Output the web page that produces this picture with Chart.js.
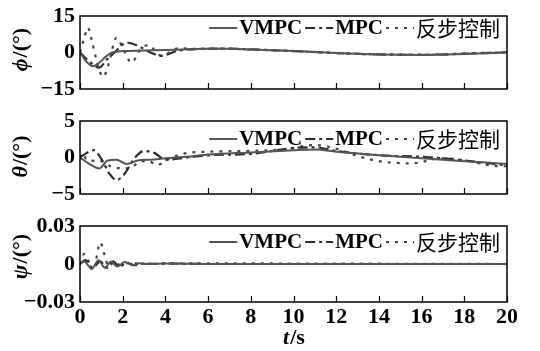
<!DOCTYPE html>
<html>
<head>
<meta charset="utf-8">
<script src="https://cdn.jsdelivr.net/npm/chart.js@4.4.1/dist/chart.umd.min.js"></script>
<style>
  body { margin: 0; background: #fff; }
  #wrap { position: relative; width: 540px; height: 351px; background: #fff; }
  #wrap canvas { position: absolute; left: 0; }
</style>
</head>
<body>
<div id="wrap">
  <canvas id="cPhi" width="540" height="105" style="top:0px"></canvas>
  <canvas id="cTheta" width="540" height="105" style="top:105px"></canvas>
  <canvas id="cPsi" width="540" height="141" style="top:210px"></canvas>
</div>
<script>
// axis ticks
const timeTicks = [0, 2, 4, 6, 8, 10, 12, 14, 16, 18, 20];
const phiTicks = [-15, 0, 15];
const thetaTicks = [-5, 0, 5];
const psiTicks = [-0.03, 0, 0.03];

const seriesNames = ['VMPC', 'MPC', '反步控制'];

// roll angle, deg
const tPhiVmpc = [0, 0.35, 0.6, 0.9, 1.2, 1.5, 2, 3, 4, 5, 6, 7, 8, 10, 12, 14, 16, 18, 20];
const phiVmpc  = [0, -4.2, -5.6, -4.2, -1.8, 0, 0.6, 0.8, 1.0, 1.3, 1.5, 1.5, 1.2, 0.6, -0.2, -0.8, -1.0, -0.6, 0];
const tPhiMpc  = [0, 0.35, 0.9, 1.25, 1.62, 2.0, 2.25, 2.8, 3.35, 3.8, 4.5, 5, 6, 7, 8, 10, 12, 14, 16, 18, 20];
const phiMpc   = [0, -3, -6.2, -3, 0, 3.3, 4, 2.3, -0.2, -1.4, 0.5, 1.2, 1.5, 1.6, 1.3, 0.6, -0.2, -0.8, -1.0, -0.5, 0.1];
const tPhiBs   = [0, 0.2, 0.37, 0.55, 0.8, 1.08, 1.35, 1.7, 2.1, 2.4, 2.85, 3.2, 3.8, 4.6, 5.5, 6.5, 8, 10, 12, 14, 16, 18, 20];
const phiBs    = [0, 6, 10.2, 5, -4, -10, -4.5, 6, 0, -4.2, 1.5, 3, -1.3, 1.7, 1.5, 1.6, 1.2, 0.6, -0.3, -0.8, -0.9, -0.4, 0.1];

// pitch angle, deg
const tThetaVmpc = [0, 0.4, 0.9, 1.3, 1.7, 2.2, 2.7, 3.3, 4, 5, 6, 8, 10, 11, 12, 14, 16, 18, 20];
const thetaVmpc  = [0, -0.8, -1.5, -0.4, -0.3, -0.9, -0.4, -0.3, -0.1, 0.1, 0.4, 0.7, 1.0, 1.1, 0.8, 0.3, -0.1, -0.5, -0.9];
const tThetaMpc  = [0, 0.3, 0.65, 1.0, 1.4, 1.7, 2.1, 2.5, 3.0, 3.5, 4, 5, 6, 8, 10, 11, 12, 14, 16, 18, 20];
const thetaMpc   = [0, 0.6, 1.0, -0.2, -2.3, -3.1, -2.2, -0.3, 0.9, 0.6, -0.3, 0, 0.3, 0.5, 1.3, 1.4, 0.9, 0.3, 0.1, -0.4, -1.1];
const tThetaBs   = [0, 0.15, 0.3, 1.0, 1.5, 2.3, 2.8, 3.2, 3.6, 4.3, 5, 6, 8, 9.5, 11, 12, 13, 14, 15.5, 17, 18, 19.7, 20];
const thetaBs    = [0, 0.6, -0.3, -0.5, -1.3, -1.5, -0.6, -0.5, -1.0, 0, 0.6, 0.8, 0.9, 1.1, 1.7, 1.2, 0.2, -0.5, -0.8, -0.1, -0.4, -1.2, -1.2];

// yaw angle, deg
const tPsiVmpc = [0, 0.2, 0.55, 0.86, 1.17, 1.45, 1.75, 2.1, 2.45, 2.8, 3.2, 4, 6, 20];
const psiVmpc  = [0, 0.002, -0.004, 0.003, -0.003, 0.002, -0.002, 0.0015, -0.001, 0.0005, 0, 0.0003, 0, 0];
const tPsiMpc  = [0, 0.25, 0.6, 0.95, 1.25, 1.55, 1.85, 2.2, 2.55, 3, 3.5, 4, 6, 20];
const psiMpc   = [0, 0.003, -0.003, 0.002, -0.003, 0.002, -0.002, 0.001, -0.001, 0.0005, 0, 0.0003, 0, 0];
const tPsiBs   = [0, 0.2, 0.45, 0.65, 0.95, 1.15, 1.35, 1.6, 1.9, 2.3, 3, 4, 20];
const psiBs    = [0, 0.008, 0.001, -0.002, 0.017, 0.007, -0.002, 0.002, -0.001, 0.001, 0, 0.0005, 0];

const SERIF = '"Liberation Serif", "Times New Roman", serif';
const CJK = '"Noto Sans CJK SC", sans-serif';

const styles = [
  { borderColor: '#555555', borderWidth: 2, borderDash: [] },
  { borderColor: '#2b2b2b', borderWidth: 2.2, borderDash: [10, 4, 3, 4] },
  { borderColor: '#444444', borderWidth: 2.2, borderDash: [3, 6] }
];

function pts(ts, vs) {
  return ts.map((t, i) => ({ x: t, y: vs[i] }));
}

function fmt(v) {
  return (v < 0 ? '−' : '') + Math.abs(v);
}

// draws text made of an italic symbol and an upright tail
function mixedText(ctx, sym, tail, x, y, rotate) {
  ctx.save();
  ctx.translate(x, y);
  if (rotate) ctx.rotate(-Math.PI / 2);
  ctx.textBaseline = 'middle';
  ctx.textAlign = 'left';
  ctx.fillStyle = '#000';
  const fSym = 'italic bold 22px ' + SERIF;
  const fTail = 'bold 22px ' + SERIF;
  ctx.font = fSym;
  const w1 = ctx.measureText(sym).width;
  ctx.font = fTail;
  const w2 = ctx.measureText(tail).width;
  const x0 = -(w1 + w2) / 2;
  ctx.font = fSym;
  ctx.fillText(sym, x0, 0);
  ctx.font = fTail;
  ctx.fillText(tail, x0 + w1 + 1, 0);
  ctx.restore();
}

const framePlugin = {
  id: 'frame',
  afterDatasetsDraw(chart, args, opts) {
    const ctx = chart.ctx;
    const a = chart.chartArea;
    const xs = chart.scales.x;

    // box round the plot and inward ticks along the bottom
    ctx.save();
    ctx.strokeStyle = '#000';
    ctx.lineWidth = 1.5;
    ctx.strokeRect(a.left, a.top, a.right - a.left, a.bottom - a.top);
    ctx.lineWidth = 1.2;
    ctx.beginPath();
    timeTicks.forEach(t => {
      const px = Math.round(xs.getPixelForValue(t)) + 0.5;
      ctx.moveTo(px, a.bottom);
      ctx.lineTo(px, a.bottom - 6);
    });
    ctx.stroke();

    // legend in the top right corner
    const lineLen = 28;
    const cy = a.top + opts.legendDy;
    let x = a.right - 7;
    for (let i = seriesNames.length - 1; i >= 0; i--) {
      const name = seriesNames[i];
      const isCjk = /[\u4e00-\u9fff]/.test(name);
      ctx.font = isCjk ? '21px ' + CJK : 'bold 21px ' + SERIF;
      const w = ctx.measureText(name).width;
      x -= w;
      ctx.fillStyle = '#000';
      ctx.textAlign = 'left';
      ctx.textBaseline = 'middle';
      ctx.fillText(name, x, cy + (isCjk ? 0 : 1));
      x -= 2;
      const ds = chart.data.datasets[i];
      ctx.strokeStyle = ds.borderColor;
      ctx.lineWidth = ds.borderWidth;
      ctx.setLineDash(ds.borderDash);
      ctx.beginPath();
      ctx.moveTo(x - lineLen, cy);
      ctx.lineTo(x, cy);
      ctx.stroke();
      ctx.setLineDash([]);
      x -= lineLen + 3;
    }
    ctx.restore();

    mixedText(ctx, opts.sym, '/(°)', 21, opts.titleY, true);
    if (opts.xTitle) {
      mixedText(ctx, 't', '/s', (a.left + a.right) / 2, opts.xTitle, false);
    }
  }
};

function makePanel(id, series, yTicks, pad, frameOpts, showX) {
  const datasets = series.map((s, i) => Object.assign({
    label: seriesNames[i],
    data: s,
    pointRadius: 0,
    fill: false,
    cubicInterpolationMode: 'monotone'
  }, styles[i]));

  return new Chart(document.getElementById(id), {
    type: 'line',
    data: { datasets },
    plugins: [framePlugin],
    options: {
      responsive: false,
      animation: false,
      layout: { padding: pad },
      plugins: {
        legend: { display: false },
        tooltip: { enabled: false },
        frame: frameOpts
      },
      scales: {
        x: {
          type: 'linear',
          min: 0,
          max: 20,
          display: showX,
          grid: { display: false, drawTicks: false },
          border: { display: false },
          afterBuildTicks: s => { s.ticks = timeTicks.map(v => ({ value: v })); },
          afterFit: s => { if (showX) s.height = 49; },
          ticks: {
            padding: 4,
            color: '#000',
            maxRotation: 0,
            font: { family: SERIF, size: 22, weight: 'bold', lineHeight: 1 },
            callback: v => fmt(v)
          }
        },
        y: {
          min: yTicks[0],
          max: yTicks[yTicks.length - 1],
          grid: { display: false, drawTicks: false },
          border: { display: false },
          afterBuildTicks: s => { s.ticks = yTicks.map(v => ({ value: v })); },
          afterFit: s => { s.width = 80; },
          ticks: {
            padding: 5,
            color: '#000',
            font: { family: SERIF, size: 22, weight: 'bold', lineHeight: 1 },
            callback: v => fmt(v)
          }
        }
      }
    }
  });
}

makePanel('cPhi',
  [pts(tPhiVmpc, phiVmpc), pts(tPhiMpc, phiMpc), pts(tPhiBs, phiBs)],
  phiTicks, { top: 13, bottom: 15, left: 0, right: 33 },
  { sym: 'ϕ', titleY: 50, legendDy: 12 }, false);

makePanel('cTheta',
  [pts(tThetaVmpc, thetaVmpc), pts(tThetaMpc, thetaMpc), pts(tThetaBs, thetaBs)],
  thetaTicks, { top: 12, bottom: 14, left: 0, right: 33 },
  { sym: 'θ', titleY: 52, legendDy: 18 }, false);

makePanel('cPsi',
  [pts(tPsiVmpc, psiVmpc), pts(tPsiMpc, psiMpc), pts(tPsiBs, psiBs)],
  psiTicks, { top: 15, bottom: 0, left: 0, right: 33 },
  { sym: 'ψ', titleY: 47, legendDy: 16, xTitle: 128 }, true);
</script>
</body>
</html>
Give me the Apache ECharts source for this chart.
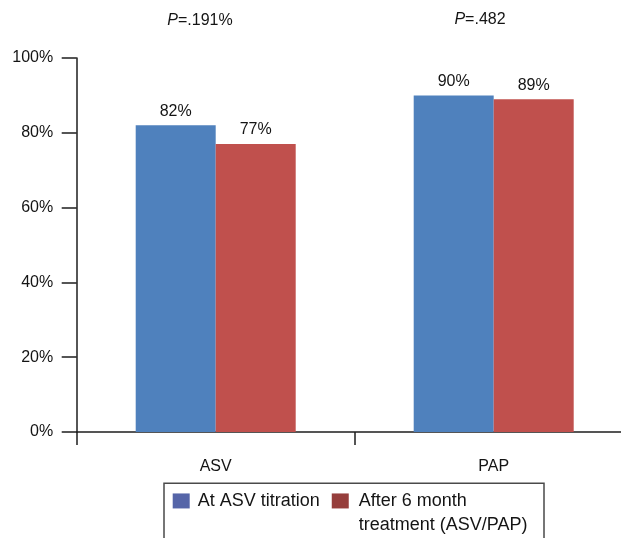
========================================
**PROBLEM REQUIREMENTS**
Pick out the lines that contain "this" and copy them.

**TASK SOLUTION**
Output the web page that produces this picture with Chart.js.
Give me the Apache ECharts source for this chart.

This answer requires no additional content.